When I was very young, I was almost convinced that I could fly. There was a dream I would get occasionally that was so realistic that, when awake, I would stand at the top of the stairs, spread my arms, and try to talk myself into jumping, just because I was nearly sure I wouldn’t fall.
The near conviction of my ability to fly was not helped along by those reoccurring dreams where I was falling, and then would actually wake up once I ‘hit’ the bed. They were so realistic that I could actually feel my body thumping down onto the blankets, and would wake up, heart pounding, staring at the ceiling. Looking back at those dreams now, I wonder if it’s not such a bad thing after all that I rarely if ever remember my dreams. If they were so realistic that they could almost convince me to fling myself off a flight of stairs when I was younger, who knows what they might almost convince me to do now.

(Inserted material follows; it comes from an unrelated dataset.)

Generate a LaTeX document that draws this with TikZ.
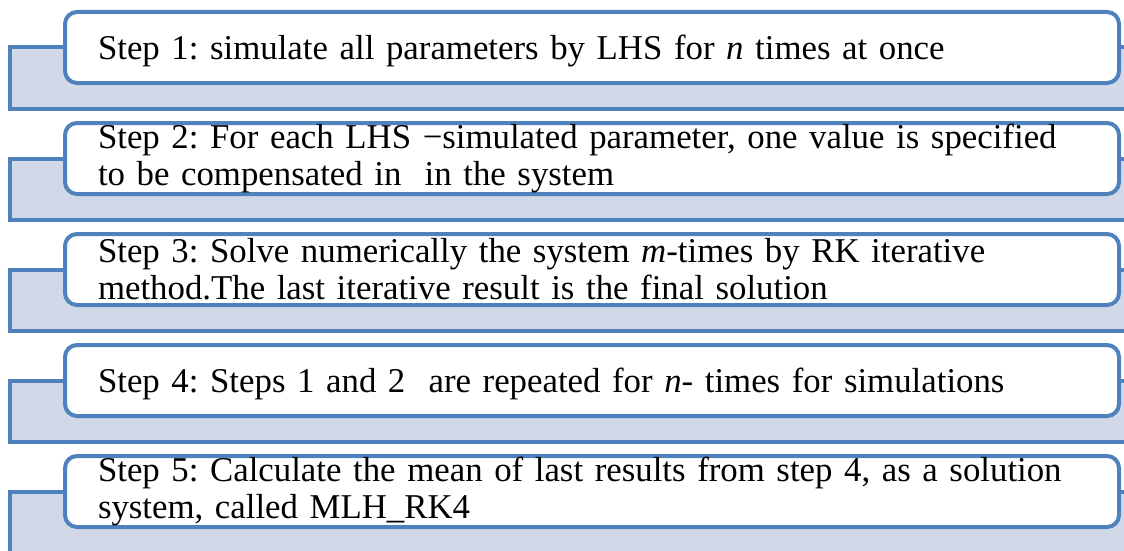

Luckily, I suppose, I never did manage to convince that incessantly rational part of me that tends to run roughshod over the impetuous side most of the time. But the yearning is still sometimes there, even now that I am fully grown. Every so often, when I am standing at the top of a flight of stairs, the urge is there. And I have learned to stand back from edges; to not give in to the temptation to lean over a railing to look down the side of a cliff or a building. There is still this tiny voice inside me that insists with the utmost conviction that if I spread my arms wide and jump, just this once, I might actually fly.
This has been an AlphaBytes entry.
I think there is a psychiatric name for that tendency.
I know that when I was depressed standing back from a drop was a normal mode of operation for me. Otherwise, I can stand at the very edge and take a good look, no problem.
As you wrote about flying off a cliff, I am hanging on to a tree and stepping back from the edge. Since my feelings are acrophobia, I guess yours are acrophilia.
Heh. The amusing thing about all this is that I’m afraid of heights. I hate driving on the edge of cliffs; I hate being near the edge of tall buildings and such. But once I’m there, well, then I start doing the ‘what if?’
Oooh, I have that same sort of compulsion about ledges. And I am deathly afraid of heights. I’m glad I’m not the only one who feels that pull.